**Work instructions**
Search the listing below for the string "LaTeX" and show each line that contains it.

Source code of charts:
╔══
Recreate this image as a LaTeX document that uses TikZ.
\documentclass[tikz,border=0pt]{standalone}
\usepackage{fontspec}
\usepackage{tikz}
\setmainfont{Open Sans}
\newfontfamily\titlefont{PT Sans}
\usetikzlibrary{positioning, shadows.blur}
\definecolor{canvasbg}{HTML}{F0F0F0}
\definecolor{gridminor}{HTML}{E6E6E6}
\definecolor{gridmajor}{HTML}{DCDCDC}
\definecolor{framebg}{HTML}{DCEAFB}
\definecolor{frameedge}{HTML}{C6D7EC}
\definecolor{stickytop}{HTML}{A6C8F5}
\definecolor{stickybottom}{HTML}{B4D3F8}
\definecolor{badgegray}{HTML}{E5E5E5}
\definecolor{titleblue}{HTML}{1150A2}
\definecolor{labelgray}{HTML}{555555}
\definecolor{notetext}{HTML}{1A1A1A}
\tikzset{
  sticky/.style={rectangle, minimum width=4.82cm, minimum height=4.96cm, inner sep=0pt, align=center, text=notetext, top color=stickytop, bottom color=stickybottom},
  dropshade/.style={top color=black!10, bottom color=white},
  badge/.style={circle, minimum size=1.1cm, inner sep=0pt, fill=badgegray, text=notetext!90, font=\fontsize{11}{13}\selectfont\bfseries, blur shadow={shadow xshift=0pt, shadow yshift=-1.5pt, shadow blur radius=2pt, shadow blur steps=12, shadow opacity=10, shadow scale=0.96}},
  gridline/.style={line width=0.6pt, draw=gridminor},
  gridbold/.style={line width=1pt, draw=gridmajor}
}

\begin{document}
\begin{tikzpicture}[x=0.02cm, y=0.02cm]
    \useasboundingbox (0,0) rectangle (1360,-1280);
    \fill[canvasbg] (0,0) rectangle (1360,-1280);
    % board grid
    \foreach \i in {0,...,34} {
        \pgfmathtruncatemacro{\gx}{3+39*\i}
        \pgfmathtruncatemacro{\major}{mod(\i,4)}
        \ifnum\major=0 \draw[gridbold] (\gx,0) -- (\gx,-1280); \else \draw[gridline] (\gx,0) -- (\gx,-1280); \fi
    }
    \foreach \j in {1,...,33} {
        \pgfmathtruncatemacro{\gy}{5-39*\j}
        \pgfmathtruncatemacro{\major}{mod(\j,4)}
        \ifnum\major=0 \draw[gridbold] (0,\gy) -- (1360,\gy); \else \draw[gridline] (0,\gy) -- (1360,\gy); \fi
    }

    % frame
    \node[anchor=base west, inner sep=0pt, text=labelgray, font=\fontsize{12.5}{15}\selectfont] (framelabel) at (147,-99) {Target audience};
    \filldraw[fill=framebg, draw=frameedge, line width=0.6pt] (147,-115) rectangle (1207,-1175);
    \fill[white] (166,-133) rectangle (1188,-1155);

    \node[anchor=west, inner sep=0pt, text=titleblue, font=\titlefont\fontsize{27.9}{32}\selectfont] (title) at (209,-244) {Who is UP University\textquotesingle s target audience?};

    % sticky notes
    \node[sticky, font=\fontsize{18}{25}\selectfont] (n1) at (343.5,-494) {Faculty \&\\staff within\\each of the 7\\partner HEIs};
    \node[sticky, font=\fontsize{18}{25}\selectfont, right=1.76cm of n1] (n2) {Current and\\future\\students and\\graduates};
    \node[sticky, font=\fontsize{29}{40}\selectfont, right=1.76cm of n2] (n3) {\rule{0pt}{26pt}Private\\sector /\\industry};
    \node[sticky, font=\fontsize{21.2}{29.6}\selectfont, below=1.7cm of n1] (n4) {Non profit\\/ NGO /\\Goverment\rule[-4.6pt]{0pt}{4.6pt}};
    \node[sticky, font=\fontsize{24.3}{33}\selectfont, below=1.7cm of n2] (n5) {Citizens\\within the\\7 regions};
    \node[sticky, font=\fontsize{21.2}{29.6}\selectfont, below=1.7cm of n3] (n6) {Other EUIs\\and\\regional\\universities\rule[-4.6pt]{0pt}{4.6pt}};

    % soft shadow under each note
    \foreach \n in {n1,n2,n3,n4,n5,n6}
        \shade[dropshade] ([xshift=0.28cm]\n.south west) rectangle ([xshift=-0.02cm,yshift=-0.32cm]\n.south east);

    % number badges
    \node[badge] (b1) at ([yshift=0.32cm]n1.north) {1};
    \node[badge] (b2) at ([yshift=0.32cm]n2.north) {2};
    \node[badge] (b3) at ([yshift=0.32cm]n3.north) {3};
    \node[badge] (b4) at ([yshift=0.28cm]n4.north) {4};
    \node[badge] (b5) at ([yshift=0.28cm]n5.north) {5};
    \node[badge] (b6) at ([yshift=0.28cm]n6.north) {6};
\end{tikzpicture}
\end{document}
╚══
╔══
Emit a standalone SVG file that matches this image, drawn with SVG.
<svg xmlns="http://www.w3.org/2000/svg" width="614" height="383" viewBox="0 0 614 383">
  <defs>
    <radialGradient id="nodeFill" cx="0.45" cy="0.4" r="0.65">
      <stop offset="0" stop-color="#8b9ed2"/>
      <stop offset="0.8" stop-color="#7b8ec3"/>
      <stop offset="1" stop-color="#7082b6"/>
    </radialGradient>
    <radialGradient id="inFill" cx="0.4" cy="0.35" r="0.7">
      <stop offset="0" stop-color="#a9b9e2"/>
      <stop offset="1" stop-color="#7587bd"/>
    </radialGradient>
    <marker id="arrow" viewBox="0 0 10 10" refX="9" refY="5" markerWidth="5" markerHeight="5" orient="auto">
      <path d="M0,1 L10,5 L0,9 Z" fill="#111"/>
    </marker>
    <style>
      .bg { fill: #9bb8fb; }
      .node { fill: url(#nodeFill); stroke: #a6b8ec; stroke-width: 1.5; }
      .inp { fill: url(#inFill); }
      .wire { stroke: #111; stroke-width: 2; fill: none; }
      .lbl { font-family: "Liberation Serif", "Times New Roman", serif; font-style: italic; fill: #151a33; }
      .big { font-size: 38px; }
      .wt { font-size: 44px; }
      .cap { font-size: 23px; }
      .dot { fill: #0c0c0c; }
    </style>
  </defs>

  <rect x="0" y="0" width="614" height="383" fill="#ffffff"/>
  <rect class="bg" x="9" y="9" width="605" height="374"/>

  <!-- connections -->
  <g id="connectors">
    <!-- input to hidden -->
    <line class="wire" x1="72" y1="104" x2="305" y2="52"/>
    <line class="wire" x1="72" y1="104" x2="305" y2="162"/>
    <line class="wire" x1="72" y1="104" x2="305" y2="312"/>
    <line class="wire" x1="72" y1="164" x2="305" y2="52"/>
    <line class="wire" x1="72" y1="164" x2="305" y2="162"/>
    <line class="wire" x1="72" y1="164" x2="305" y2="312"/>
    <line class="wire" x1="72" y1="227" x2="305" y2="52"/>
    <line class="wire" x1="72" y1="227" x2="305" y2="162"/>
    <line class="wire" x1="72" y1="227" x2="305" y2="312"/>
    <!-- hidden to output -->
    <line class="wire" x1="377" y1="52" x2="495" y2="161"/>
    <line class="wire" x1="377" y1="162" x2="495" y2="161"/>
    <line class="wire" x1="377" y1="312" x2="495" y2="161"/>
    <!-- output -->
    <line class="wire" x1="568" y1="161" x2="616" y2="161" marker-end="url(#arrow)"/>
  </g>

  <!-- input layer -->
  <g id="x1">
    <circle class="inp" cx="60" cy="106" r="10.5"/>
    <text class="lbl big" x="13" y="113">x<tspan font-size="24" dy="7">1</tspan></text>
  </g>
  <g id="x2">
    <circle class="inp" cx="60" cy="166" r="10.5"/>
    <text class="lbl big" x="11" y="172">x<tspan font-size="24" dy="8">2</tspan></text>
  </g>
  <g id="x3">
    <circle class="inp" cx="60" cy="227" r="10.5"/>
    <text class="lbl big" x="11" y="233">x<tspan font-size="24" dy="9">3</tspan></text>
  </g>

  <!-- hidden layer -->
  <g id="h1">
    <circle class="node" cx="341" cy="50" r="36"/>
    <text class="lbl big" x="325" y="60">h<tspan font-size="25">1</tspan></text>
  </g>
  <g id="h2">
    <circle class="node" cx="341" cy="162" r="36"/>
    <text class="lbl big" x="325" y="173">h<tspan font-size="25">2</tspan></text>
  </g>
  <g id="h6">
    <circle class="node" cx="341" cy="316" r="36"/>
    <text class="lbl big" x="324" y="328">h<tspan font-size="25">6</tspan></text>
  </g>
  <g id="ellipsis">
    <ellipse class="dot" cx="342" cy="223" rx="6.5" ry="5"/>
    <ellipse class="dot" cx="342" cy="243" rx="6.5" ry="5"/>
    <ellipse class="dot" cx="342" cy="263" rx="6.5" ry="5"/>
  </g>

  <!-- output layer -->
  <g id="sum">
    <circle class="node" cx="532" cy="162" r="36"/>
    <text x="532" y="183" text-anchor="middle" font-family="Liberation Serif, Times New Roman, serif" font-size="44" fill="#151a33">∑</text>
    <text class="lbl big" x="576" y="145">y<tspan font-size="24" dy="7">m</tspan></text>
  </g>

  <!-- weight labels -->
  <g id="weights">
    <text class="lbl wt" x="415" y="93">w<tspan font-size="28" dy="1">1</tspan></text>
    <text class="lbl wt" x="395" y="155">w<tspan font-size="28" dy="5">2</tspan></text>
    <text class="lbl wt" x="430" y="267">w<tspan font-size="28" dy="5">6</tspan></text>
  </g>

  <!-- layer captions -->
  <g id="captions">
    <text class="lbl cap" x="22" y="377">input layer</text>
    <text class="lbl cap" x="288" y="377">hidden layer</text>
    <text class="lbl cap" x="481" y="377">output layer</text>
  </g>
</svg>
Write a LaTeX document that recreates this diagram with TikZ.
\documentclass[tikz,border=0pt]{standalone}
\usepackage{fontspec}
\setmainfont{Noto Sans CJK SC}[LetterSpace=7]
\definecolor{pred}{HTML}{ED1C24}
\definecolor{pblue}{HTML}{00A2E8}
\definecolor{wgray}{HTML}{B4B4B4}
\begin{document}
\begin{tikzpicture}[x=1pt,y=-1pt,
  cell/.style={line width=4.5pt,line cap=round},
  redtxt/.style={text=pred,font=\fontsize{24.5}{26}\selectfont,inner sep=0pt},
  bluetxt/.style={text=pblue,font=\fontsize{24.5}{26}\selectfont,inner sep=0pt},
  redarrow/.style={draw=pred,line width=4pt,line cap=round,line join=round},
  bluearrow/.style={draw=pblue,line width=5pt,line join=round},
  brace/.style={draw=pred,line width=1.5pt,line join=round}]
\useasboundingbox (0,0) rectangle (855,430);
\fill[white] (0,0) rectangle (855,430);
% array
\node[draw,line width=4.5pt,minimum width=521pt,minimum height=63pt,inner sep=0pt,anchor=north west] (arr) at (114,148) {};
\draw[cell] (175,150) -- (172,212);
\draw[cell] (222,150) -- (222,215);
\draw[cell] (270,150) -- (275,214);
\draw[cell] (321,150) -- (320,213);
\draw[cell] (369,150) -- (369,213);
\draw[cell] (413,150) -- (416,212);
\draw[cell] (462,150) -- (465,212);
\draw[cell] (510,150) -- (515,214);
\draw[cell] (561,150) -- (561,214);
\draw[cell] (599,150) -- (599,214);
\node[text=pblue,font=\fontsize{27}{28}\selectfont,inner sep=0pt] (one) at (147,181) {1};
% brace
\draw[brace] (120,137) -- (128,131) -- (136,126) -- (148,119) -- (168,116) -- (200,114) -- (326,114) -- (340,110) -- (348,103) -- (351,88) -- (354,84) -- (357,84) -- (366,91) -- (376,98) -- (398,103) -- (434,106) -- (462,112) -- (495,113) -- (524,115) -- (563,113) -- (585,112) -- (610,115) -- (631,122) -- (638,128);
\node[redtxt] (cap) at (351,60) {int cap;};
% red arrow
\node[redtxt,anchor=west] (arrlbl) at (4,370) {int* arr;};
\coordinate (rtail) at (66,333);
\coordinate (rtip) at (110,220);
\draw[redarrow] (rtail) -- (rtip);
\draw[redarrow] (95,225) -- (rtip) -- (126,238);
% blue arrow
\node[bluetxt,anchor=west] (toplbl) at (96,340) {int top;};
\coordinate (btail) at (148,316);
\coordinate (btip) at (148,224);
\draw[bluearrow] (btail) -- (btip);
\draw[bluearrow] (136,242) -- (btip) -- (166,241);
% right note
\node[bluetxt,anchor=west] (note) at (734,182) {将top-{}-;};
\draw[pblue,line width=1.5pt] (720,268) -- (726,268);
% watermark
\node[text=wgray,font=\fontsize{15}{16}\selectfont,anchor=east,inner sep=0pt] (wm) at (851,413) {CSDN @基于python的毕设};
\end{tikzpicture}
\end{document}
╚══
**Answer in full**
Recreate this image as a LaTeX document that uses TikZ.
Write a LaTeX document that recreates this diagram with TikZ.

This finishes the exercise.